Let's take a look at this other image here, going in the Project bin, double-click on the sponge diver image, hide the Project bin and let's zoom in on this as well. Again, View, Actual Pixels and you can really see the color noise in this image. Now this one was taken in broad daylight also without a flash. We're getting the same sort of problem, okay, noise and it's mostly color noise, see all that in there. Let's zoom in a little bit further; you can really see it in this image, okay. We need to reduce it here as well. So we can do the same sort of thing. Let's go under the Filter menu and go to Noise > Reduce Noise, bring up that dialog box and take a look at what happens. I think I'm going to click the Plus symbol here to zoom in to 200%. When I click and hold it's showing me the before; when I let up on the mouse button we're seeing the result of these settings over here, and these are the last used settings, the same ones that I used on the jack-o-lanterns image. It actually looks pretty good but I think we're going to have increase the Reduce Color Noise setting because I'm still seeing a little bit of that. Before, after. Makes a huge difference on an image like this.

I don't think we have to worry so much about preserving details with this one. There is a lot detail in this image. I'm going to bring that a little bit, like I said it's a compromise, I want to do what's best for the image here overall. That looks pretty good to me; I'm going to click OK. Apply the filter, wait a couple of seconds for it to reduce the noise and then we will take a look at the image overall, okay.
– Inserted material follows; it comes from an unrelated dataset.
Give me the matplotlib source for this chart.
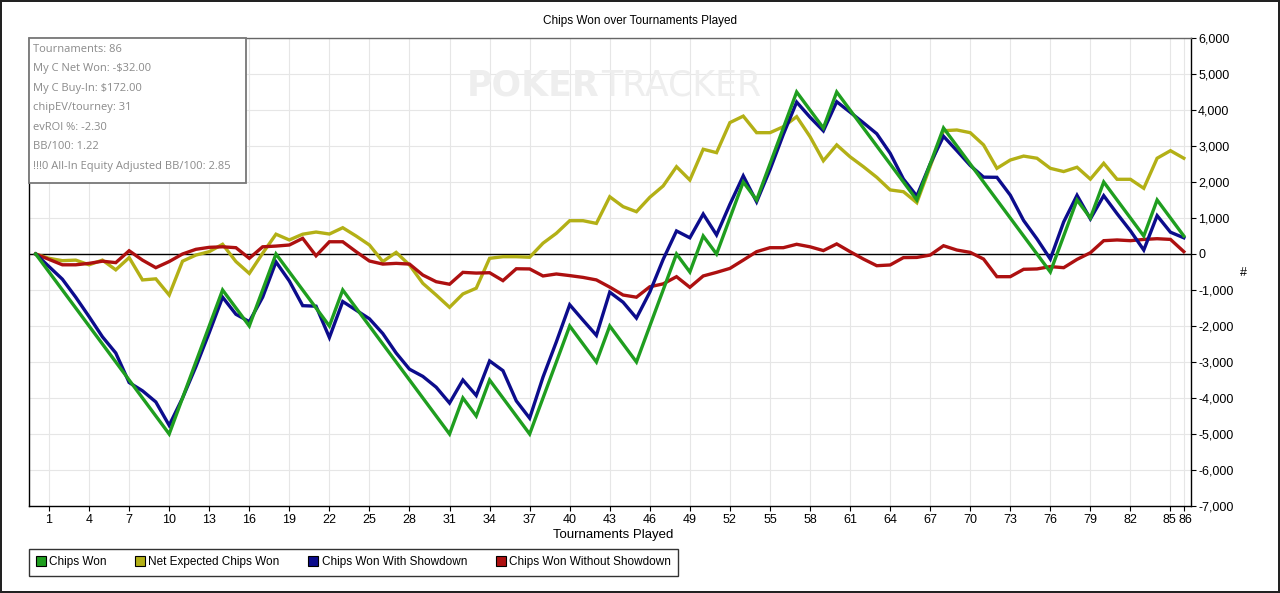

We can see in here, it has done a pretty good job of reducing noise in the image overall. It's not nearly as apparent as it was before we applied it. There is the Undo, there is the Redo.

So Reduce Noise filter can help you reduce the noise that's inherent in an image, that's taken in low light conditions or at high ISO speeds and as a result you will get a much better print and it will actually view much better on the web or on any device.